Pseudonymous > Harker has a comment on the values of Child's world in which sadism, murder, butchery and any amount of violence are silently condoned whereas a bit of harmless eroticism has to be hidden away in a Motherwell type reference in the Index.

Didn't Child himself comment somewhere about the irrationality of being able to publish all that nasty stuff but unable to publish anything about normal healthy sex?

Jim > As with Harker, there has been no attempt to examine ‘the forgeries’ in question – the songs that were collected and presented as ‘the voice of the people’ by Sharp and his colleagues and later on by those who accepted (more or less, with reservations), those who followed them into the field – the Lomaxs and the Library of Congress researchers, the BBC team, Goldstein, Mike Yates, Hamish Henderson, Peter Hall, David Buchan, Hugh Shields, Tom Munnelly…… (all taken in by the big con)

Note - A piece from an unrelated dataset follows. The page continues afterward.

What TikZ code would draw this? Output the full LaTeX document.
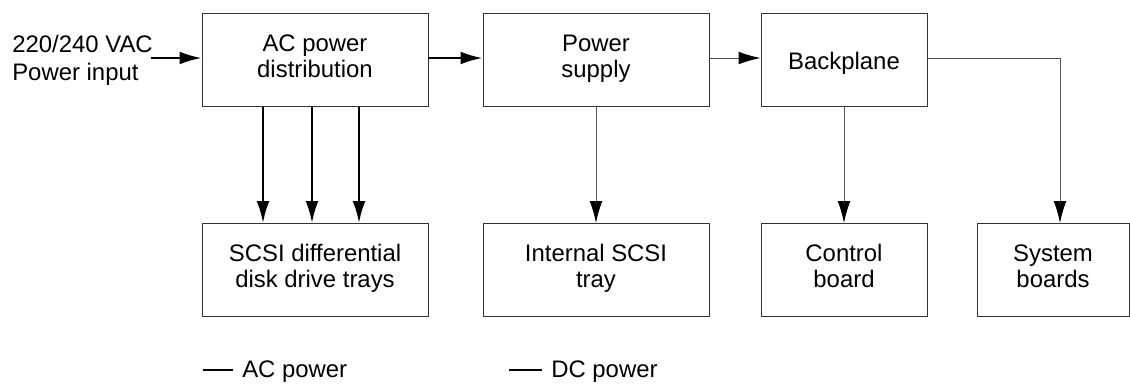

There has been discussion on this thread and elsewhere. As Steve G points out, there have been various kinds of mediation. Certainly some collectors "improved" their texts to a greater or lesser degree, but there have not been very many total "forgeries", and most of those were from some of the earliest collectors two-hundred-odd years ago, not from the more recent collectors, though Bert seems to have been guilty of a few. Wasn't Harker's beef more about the nature of the collecting process rather than anyone faking the actual songs.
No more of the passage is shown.